Set the lines down again exactly, first line through the line that contains "New Roman, Liberation", with no pictures.

Listing:
........

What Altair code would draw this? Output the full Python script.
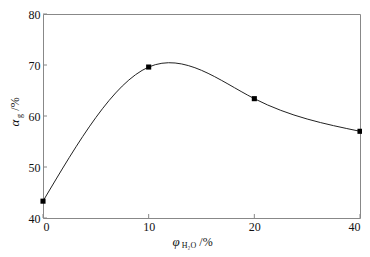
import altair as alt
import pandas as pd

# data
x_labels = ["0", "10", "20", "40"]
x_pos = [0, 1, 2, 3]
y_vals = [43.3, 69.6, 63.4, 57.0]
y_ticks = [40, 50, 60, 70, 80]

W, H = 317, 204
FONT = "Times New Roman, Liberation Serif, DejaVu Serif, serif"

df = pd.DataFrame({"x": x_pos, "y": y_vals, "label": x_labels})
yt = pd.DataFrame({"y": y_ticks})
xt = pd.DataFrame({"x": x_pos})

label_expr = "['0','10','20','40'][datum.value]"

xs = alt.Scale(domain=[0, 3], nice=False, zero=False)
ys = alt.Scale(domain=[40, 80], nice=False, zero=False)

x_axis = alt.Axis(values=x_pos, labelExpr=label_expr, ticks=False, domain=False,
                  grid=False, title=None, labelPadding=3)
y_axis = alt.Axis(values=y_ticks, ticks=False, domain=False, grid=False, title=None,
                  labelPadding=3)

line = alt.Chart(df).mark_line(interpolate="natural", color="#222", strokeWidth=1).encode(
    x=alt.X("x:Q", scale=xs, axis=x_axis),
    y=alt.Y("y:Q", scale=ys, axis=y_axis),
)
pts = alt.Chart(df).mark_point(shape="square", filled=True, size=26, color="#000", opacity=1).encode(
    x=alt.X("x:Q", scale=xs, axis=x_axis),
    y=alt.Y("y:Q", scale=ys, axis=y_axis),
)
ytick = alt.Chart(yt).mark_rule(color="#888", strokeWidth=1).encode(
    y=alt.Y("y:Q", scale=ys, axis=y_axis), x=alt.value(0), x2=alt.value(4)
)
xtick = alt.Chart(xt).mark_rule(color="#888", strokeWidth=1).encode(
    x=alt.X("x:Q", scale=xs, axis=x_axis), y=alt.value(H), y2=alt.value(H - 4)
)

def txt(s, x, y, size, italic=False, angle=0):
    kw = dict(text=s, font=FONT, fontSize=size, color="#111", align="center", baseline="middle")
    if italic:
        kw["fontStyle"] = "italic"
    if angle:
        kw["angle"] = angle
    return alt.Chart(alt.Data(values=[{}])).mark_text(**kw).encode(x=alt.value(x), y=alt.value(y))

titles = [
    txt("α", -28, 109, 13, italic=True, angle=270),
    txt("g", -23, 102, 8, italic=False, angle=270),
    txt("/%", -28, 90, 12, angle=270),
    txt("φ", 133, 228, 13, italic=True),
    txt("H₂O", 146, 232, 8),
    txt("/%", 163, 228, 12),
]

chart = alt.layer(line, ytick, xtick, pts, *titles).properties(
    width=W, height=H,
    autosize=alt.AutoSizeParams(type="none"),
    padding={"left": 35, "top": 6, "right": 2, "bottom": 34},
).configure_view(stroke="#888", strokeWidth=1).configure_axis(
    labelFont=FONT, labelFontSize=12, labelColor="#111"
).configure_text(font=FONT)

chart.save("out.html", embed_options={"renderer": "svg", "actions": False})
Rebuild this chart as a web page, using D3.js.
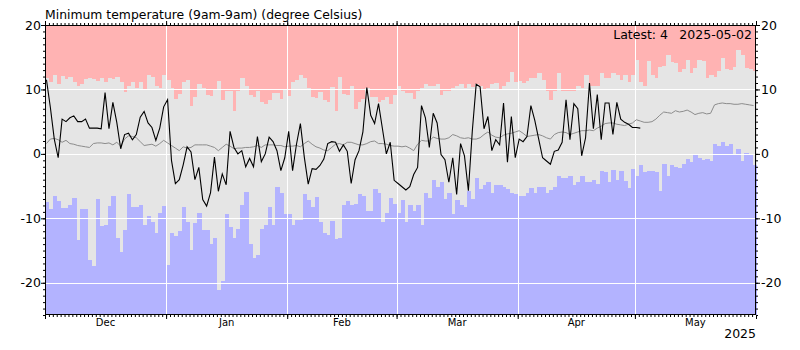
<!DOCTYPE html>
<html><head><meta charset="utf-8">
<script src="https://cdn.jsdelivr.net/npm/d3@7"></script>
<style>body{margin:0;background:#fff} svg{display:block} text{font-family:"DejaVu Sans",sans-serif;fill:#000}</style>
</head><body><svg id="c" width="800" height="350"></svg>
<script>
const startDate = "2024-12-01";
const endDate = "2025-06-01";
const titleText = "Minimum temperature (9am-9am) (degree Celsius)";
const latestValue = 4;
const latestDate = "2025-05-02";
const yearLabel = "2025";
const yMajorTicks = [-20, -10, 0, 10, 20];
const monthLabels = ["Dec", "Jan", "Feb", "Mar", "Apr", "May"];

// Record highest minimum per day (top of grey band)
const recordHigh = [
 11.8,11.1,12.3,10.9,12.1,11.6,11.9,11.1,10.6,10.9,
 11.6,11.8,11.6,11.3,11.8,11.1,11.8,11.6,12.0,11.1,
 9.6,10.5,11.1,10.3,11.1,10.1,12.2,11.9,10.5,10.3,
 12.3,11.4,10.3,8.5,9.3,11.1,11.5,7.4,8.8,10.8,
 10.3,9.2,9.0,10.1,11.3,8.3,9.7,9.7,6.6,9.7,
 11.8,10.5,9.1,8.8,9.8,8.0,7.8,8.3,9.4,9.4,
 8.5,9.9,9.0,11.1,11.4,12.2,11.8,10.3,8.8,8.7,
 9.6,8.3,8.0,10.4,6.7,11.9,9.3,9.1,10.5,7.0,
 8.0,8.5,10.3,8.8,8.8,8.0,8.3,8.8,7.8,9.2,
 10.5,9.7,9.4,9.4,8.5,9.7,10.3,10.9,10.5,10.5,
 10.9,9.2,9.8,9.8,10.3,10.5,10.9,10.3,10.9,10.4,
 10.9,10.5,9.9,10.3,10.9,11.0,10.1,10.5,11.1,12.7,
 11.1,11.3,11.0,11.3,11.8,11.8,12.5,11.5,9.8,8.4,
 9.8,12.5,9.7,9.7,9.7,9.8,10.5,10.3,12.2,10.6,
 10.6,10.6,12.5,11.7,11.7,12.5,12.3,11.4,12.3,11.1,
 12.3,14.6,11.1,10.6,14.4,12.3,11.8,13.5,13.6,15.4,
 14.2,14.1,12.7,13.1,14.5,12.5,13.4,14.6,14.4,11.7,
 12.3,12.0,12.8,14.9,13.1,13.0,13.5,16.1,15.4,13.4,
 13.2,12.8
];
// Record lowest minimum per day (bottom of grey band)
const recordLow = [
 -7.4,-8.6,-6.6,-7.3,-8.4,-8.4,-8.0,-6.8,-13.4,-8.5,
 -8.6,-16.4,-17.4,-7.0,-11.2,-11.1,-8.1,-6.6,-13.1,-15.2,
 -11.8,-6.2,-8.3,-8.3,-8.0,-11.0,-9.7,-10.6,-12.3,-9.2,
 -8.1,-17.2,-12.3,-12.8,-11.9,-8.3,-10.6,-14.9,-10.8,-9.2,
 -11.8,-11.8,-14.0,-13.0,-21.1,-19.8,-9.3,-11.4,-13.0,-11.7,
 -7.9,-5.9,-14.0,-16.1,-15.7,-11.7,-11.1,-8.3,-11.1,-5.2,
 -6.0,-9.3,-9.3,-11.1,-10.3,-10.3,-6.2,-7.2,-8.3,-6.7,
 -10.5,-12.3,-12.6,-10.4,-13.2,-13.1,-8.0,-7.3,-7.9,-7.8,
 -6.2,-6.5,-8.8,-8.8,-5.4,-6.0,-10.6,-9.1,-6.9,-7.8,
 -9.1,-7.2,-10.6,-7.9,-8.9,-7.9,-11.1,-6.0,-6.8,-4.1,
 -5.2,-4.3,-7.0,-6.1,-9.4,-7.2,-7.9,-8.3,-5.7,-7.0,
 -3.7,-5.4,-4.9,-4.4,-6.0,-4.9,-4.9,-5.1,-5.4,-6.1,
 -6.2,-6.5,-6.6,-6.1,-5.3,-6.1,-5.1,-5.1,-6.1,-5.6,
 -5.1,-3.5,-3.7,-3.7,-3.4,-4.8,-4.4,-3.5,-4.4,-4.4,
 -4.1,-4.6,-2.6,-2.8,-4.4,-2.5,-4.0,-2.7,-4.2,-5.3,
 -2.3,-3.4,-1.8,-2.8,-2.7,-2.7,-2.8,-5.7,-1.6,-3.5,
 -1.7,-2.0,-2.2,-1.5,-0.8,-1.3,-0.2,-0.6,-0.9,-0.8,
 -1.1,1.5,1.3,1.9,1.3,1.5,0.0,0.7,-1.1,0.1,
 0.0,-1.8
];
// Long-term mean minimum per day
const meanMin = [
 1.6,2.3,2.4,2.2,1.8,2.1,1.6,1.5,1.3,1.2,
 1.1,1.0,1.6,1.7,1.7,1.6,1.7,1.4,1.8,1.2,
 2.3,2.8,2.7,2.5,1.9,1.3,1.4,1.5,1.2,1.6,
 2.1,1.7,1.3,0.9,0.5,1.1,0.9,1.0,1.4,1.4,
 1.4,1.4,1.2,1.0,0.5,1.0,1.5,1.2,0.8,0.9,
 0.9,1.0,1.0,1.1,1.3,1.0,1.4,1.4,1.4,1.3,
 1.3,1.1,1.2,1.2,1.3,1.1,1.6,2.0,1.5,1.1,
 0.9,0.6,0.5,1.0,1.5,1.6,1.4,1.8,1.8,1.6,
 1.4,1.4,1.6,1.9,2.0,1.6,1.6,1.5,1.3,1.2,
 1.2,1.1,1.2,0.9,0.5,1.5,2.1,2.0,2.0,2.6,
 2.4,2.3,2.3,2.5,3.0,2.8,2.5,2.4,2.5,2.3,
 2.3,2.5,3.0,3.4,2.9,2.6,2.5,2.9,3.1,3.2,
 3.4,3.6,3.2,2.7,2.8,2.9,3.0,2.8,2.5,2.3,
 3.0,3.3,3.4,3.3,3.0,3.2,3.4,3.6,3.6,3.7,
 3.6,4.0,4.3,4.7,4.8,4.8,4.6,4.5,4.4,4.6,
 4.8,5.3,5.1,4.9,4.9,5.0,5.4,6.0,6.5,6.4,
 6.3,6.7,6.5,6.6,6.8,6.5,6.1,6.3,6.4,6.2,
 6.3,7.6,7.8,7.9,7.8,7.8,7.7,7.7,7.8,7.7,
 7.6,7.5
];
// Observed minimum temperature, 2024-12-01 .. 2025-05-02
const observed = [
 11.5,7.2,2.3,-0.6,5.4,5.0,5.6,5.9,5.0,5.0,
 5.4,4.0,4.0,4.0,3.9,9.5,3.9,8.0,4.9,0.8,
 3.0,3.2,2.2,3.0,5.7,6.6,4.8,4.1,2.1,4.0,
 7.3,8.4,-1.0,-4.6,-4.0,-1.7,1.1,0.3,-4.0,-2.1,
 -7.1,-8.1,-6.0,-0.5,-5.8,-3.1,-4.8,3.5,1.0,0.0,
 0.5,-2.0,-0.7,-2.0,2.7,-1.2,0.0,2.6,1.9,0.5,
 -2.6,-0.6,3.5,-2.6,1.5,4.7,-0.5,-4.7,-2.3,-2.4,
 -1.8,-0.8,1.6,1.9,1.8,0.4,1.4,0.4,-4.6,-0.9,
 0.5,3.4,10.3,6.0,4.7,7.8,3.9,0.0,1.8,-4.1,
 -4.6,-5.1,-5.6,-5.1,-3.2,-2.1,7.5,5.6,1.0,6.3,
 4.8,-0.1,-0.9,-4.4,-0.6,-6.3,1.6,-0.3,-5.7,3.5,
 10.8,10.4,3.9,5.8,0.5,2.2,1.4,7.9,-1.3,5.8,
 -0.6,2.3,1.9,2.7,7.5,5.2,2.3,-0.6,-1.1,-1.6,
 0.4,0.6,1.8,8.4,2.2,7.8,7.0,-0.3,2.5,11.0,
 3.9,9.2,2.2,7.9,7.9,3.0,8.0,5.4,4.9,4.6,
 4.1,4.1,4.0
];

const svg = d3.select("#c");
const parse = d3.utcParse("%Y-%m-%d");
const t0 = parse(startDate), t1 = parse(endDate);
const days = d3.utcDay.range(t0, t1);
const L = 45, R = 756, T = 25, B = 315;
const x = d3.scaleUtc().domain([t0, t1]).range([L, R]);
const y = d3.scaleLinear().domain([-25, 20]).range([B, T]);
const xr = d => x(d3.utcHour.offset(d, 9)); // 9am reading time

const plot = svg.append("g");
plot.append("rect").attr("x", L).attr("y", T).attr("width", R - L).attr("height", B - T).attr("fill", "#ffb3b3");

const dayData = days.map((d, i) => ({d, hi: recordHigh[i], lo: recordLow[i]}));
plot.append("g").attr("shape-rendering", "crispEdges").selectAll("rect").data(dayData).join("rect")
  .attr("x", v => x(v.d)).attr("width", v => x(d3.utcDay.offset(v.d, 1)) - x(v.d) + 0.5)
  .attr("y", v => y(v.hi)).attr("height", v => y(v.lo) - y(v.hi)).attr("fill", "#e5e5e5");
plot.append("g").attr("shape-rendering", "crispEdges").selectAll("rect").data(dayData).join("rect")
  .attr("x", v => x(v.d)).attr("width", v => x(d3.utcDay.offset(v.d, 1)) - x(v.d) + 0.5)
  .attr("y", v => y(v.lo)).attr("height", v => y(-25) - y(v.lo)).attr("fill", "#b3b3ff");

// grid
const grid = plot.append("g").attr("stroke", "#fff").attr("stroke-width", 1).attr("shape-rendering", "crispEdges");
grid.selectAll("line.h").data(yMajorTicks.filter(v => v < 20)).join("line")
  .attr("x1", L).attr("x2", R).attr("y1", v => Math.round(y(v)) + 0.5).attr("y2", v => Math.round(y(v)) + 0.5);
const months = d3.utcMonth.range(t0, t1);
grid.selectAll("line.v").data(months.slice(1)).join("line")
  .attr("y1", T).attr("y2", B).attr("x1", v => Math.round(x(v)) + 0.5).attr("x2", v => Math.round(x(v)) + 0.5);

// mean line
plot.append("path").datum(days).attr("fill", "none").attr("stroke", "#8c8c8c").attr("stroke-width", 1)
  .attr("d", d3.line().x(d => xr(d)).y((d, i) => y(meanMin[i])));
// observed line
plot.append("path").datum(days.slice(0, observed.length)).attr("fill", "none").attr("stroke", "#000").attr("stroke-width", 1.1)
  .attr("d", d3.line().x(d => xr(d)).y((d, i) => y(observed[i])));

// axes
const fmt = d => String(d);
const yMinor = d3.range(-25, 21);
function styleAxis(g) { g.select(".domain").remove(); g.selectAll("line").attr("stroke", "#000"); g.selectAll("text").style("font-family", "'DejaVu Sans',sans-serif"); }
svg.append("g").attr("transform", `translate(${L},0)`).call(d3.axisLeft(y).tickValues(yMinor).tickSize(2).tickFormat("")).call(styleAxis);
svg.append("g").attr("transform", `translate(${L},0)`).call(d3.axisLeft(y).tickValues(yMajorTicks).tickSize(4).tickPadding(0).tickFormat(fmt)).call(styleAxis).selectAll("text").style("font-size", "12.5px");
svg.append("g").attr("transform", `translate(${R},0)`).call(d3.axisRight(y).tickValues(yMinor).tickSize(2).tickFormat("")).call(styleAxis);
svg.append("g").attr("transform", `translate(${R},0)`).call(d3.axisRight(y).tickValues(yMajorTicks).tickSize(4).tickPadding(1).tickFormat(fmt)).call(styleAxis).selectAll("text").style("font-size", "12.5px");
svg.append("g").attr("transform", `translate(0,${B})`).call(d3.axisBottom(x).tickValues(days).tickSize(2).tickFormat("")).call(styleAxis);
svg.append("g").attr("transform", `translate(0,${B})`).call(d3.axisBottom(x).tickValues(months.concat([t1])).tickSize(4).tickFormat("")).call(styleAxis);
svg.append("g").attr("transform", `translate(0,${T})`).call(d3.axisTop(x).tickValues(days).tickSize(2).tickFormat("")).call(styleAxis);
svg.append("g").attr("transform", `translate(0,${T})`).call(d3.axisTop(x).tickValues(months.concat([t1])).tickSize(4).tickFormat("")).call(styleAxis);
// frame
svg.append("rect").attr("x", L + 0.5).attr("y", T + 0.5).attr("width", R - L - 1).attr("height", B - T - 1)
  .attr("fill", "none").attr("stroke", "#000").attr("stroke-width", 1);

// month labels
svg.append("g").selectAll("text").data(months).join("text")
  .attr("x", (m, i) => (x(m) + x(d3.utcMonth.offset(m, 1))) / 2).attr("y", 326)
  .attr("text-anchor", "middle").style("font-size", "10px").text((m, i) => monthLabels[i]);
svg.append("text").attr("x", R).attr("y", 338).attr("text-anchor", "end").style("font-size", "12.5px").text(yearLabel);
svg.append("text").attr("x", L).attr("y", 19).style("font-size", "12.4px").text(titleText);
svg.append("text").attr("x", 668).attr("y", 39).attr("text-anchor", "end").style("font-size", "12.5px").text("Latest: " + latestValue);
svg.append("text").attr("x", 752).attr("y", 39).attr("text-anchor", "end").style("font-size", "12.5px").text(latestDate);
</script></body></html>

........

Answer below:
What Altair code would draw this? Output the full Python script.
import altair as alt
import pandas as pd

# data
x_labels = ["0", "10", "20", "40"]
x_pos = [0, 1, 2, 3]
y_vals = [43.3, 69.6, 63.4, 57.0]
y_ticks = [40, 50, 60, 70, 80]

W, H = 317, 204
FONT = "Times New Roman, Liberation Serif, DejaVu Serif, serif"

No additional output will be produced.